Exercise prompt:
Starting at the first line of the listing below, retype each line up to and including the one that contains "const yTicks = [0, 1, 2, 3, 4, 5, 6, 7];". Leave pictures out.

Dataset section:
## Start

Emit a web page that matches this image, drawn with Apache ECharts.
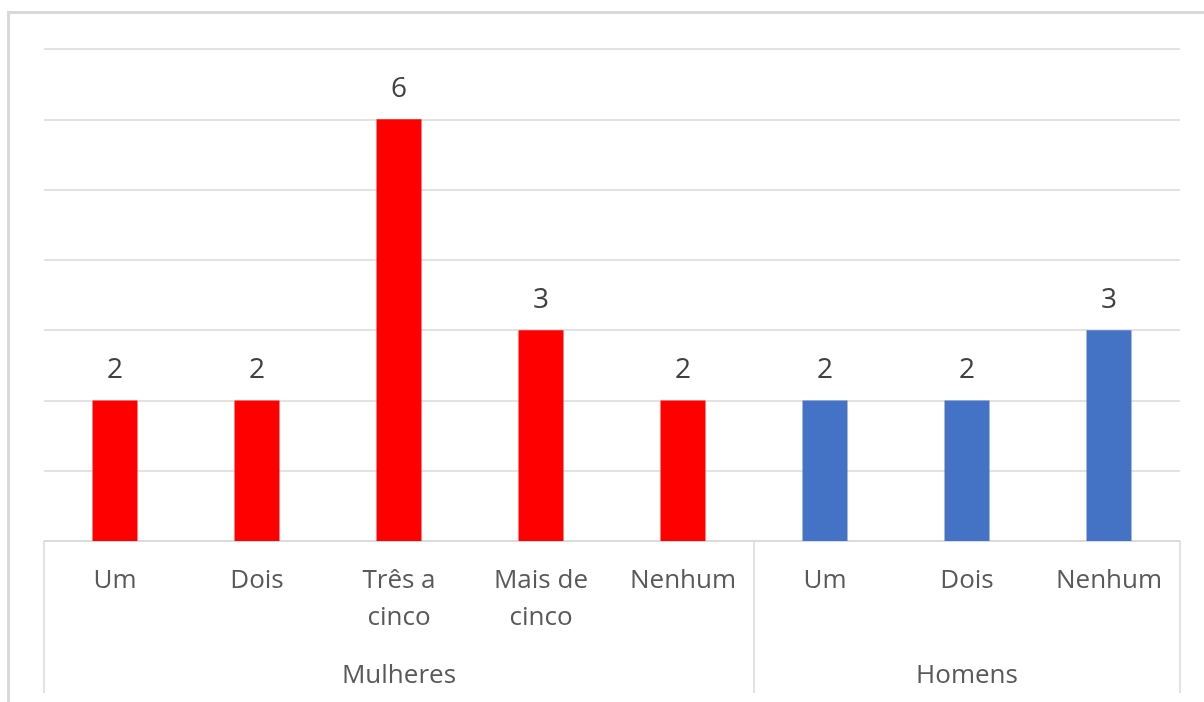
<!DOCTYPE html>
<html>
<head>
<meta charset="utf-8">
<script src="https://cdn.jsdelivr.net/npm/echarts@6/dist/echarts.min.js"></script>
<style>
  html, body { margin: 0; padding: 0; background: #fff; }
  #chart { width: 1204px; height: 702px; }
</style>
</head>
<body>
<div id="chart"></div>
<script>
// Categories along the x axis, grouped by sex
const categories = ['Um', 'Dois', 'Três a\ncinco', 'Mais de\ncinco', 'Nenhum', 'Um', 'Dois', 'Nenhum'];
const values = [2, 2, 6, 3, 2, 2, 2, 3];
const groupNames = ['Mulheres', 'Homens'];
const groupSizes = [5, 3];
const groupColors = ['#ff0000', '#4472c4'];
const yTicks = [0, 1, 2, 3, 4, 5, 6, 7];

// Build per-category group index and the group label row
const groupOf = [];
const groupLabelRow = categories.map(() => '');
const groupStarts = [];
let start = 0;
groupSizes.forEach((size, g) => {
  groupStarts.push(start);
  for (let i = 0; i < size; i++) groupOf.push(g);
  groupLabelRow[start + Math.floor(size / 2)] = groupNames[g];
  start += size;
});

const barData = values.map((v, i) => ({
  value: v,
  itemStyle: { color: groupColors[groupOf[i]] }
}));

const font = '"Open Sans", "Noto Sans", sans-serif';
const chart = echarts.init(document.getElementById('chart'), null, { renderer: 'canvas' });

chart.setOption({
  animation: false,
  backgroundColor: '#ffffff',
  graphic: [{
    type: 'rect',
    shape: { x: 8.5, y: 12.5, width: 1400, height: 900 },
    style: { fill: 'none', stroke: '#d9d9d9', lineWidth: 3 },
    silent: true,
    z: -1
  }],
  grid: { left: 44, right: 24, top: 49, bottom: 161 },
  xAxis: [{
    type: 'category',
    data: categories,
    position: 'bottom',
    axisLine: { show: true, lineStyle: { color: '#d9d9d9', width: 1.5 } },
    axisTick: {
      show: true,
      length: 152,
      interval: (index) => groupStarts.includes(index),
      lineStyle: { color: '#d9d9d9', width: 1.5 }
    },
    axisLabel: {
      interval: 0,
      margin: 21,
      color: '#595959',
      fontFamily: font,
      fontSize: 26,
      lineHeight: 37
    }
  }, {
    type: 'category',
    data: groupLabelRow,
    position: 'bottom',
    axisLine: { show: false },
    axisTick: { show: false },
    axisLabel: {
      interval: 0,
      margin: 122,
      color: '#595959',
      fontFamily: font,
      fontSize: 26
    }
  }],
  yAxis: {
    type: 'value',
    min: yTicks[0],
    max: yTicks[yTicks.length - 1],
    interval: 1,
    axisLabel: { show: false },
    axisLine: { show: false },
    axisTick: { show: false },
    splitLine: { lineStyle: { color: '#d9d9d9', width: 1.5 } }
  },
  series: [{
    type: 'bar',
    xAxisIndex: 0,
    data: barData,
    barWidth: 45,
    label: {
      show: true,
      position: 'top',
      distance: 16,
      color: '#404040',
      fontFamily: font,
      fontSize: 28
    }
  }]
});
</script>
</body>
</html>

## End

Response to this task:
Emit a web page that matches this image, drawn with Apache ECharts.
<!DOCTYPE html>
<html>
<head>
<meta charset="utf-8">
<script src="https://cdn.jsdelivr.net/npm/echarts@6/dist/echarts.min.js"></script>
<style>
  html, body { margin: 0; padding: 0; background: #fff; }
  #chart { width: 1204px; height: 702px; }
</style>
</head>
<body>
<div id="chart"></div>
<script>
// Categories along the x axis, grouped by sex
const categories = ['Um', 'Dois', 'Três a\ncinco', 'Mais de\ncinco', 'Nenhum', 'Um', 'Dois', 'Nenhum'];
const values = [2, 2, 6, 3, 2, 2, 2, 3];
const groupNames = ['Mulheres', 'Homens'];
const groupSizes = [5, 3];
const groupColors = ['#ff0000', '#4472c4'];
const yTicks = [0, 1, 2, 3, 4, 5, 6, 7];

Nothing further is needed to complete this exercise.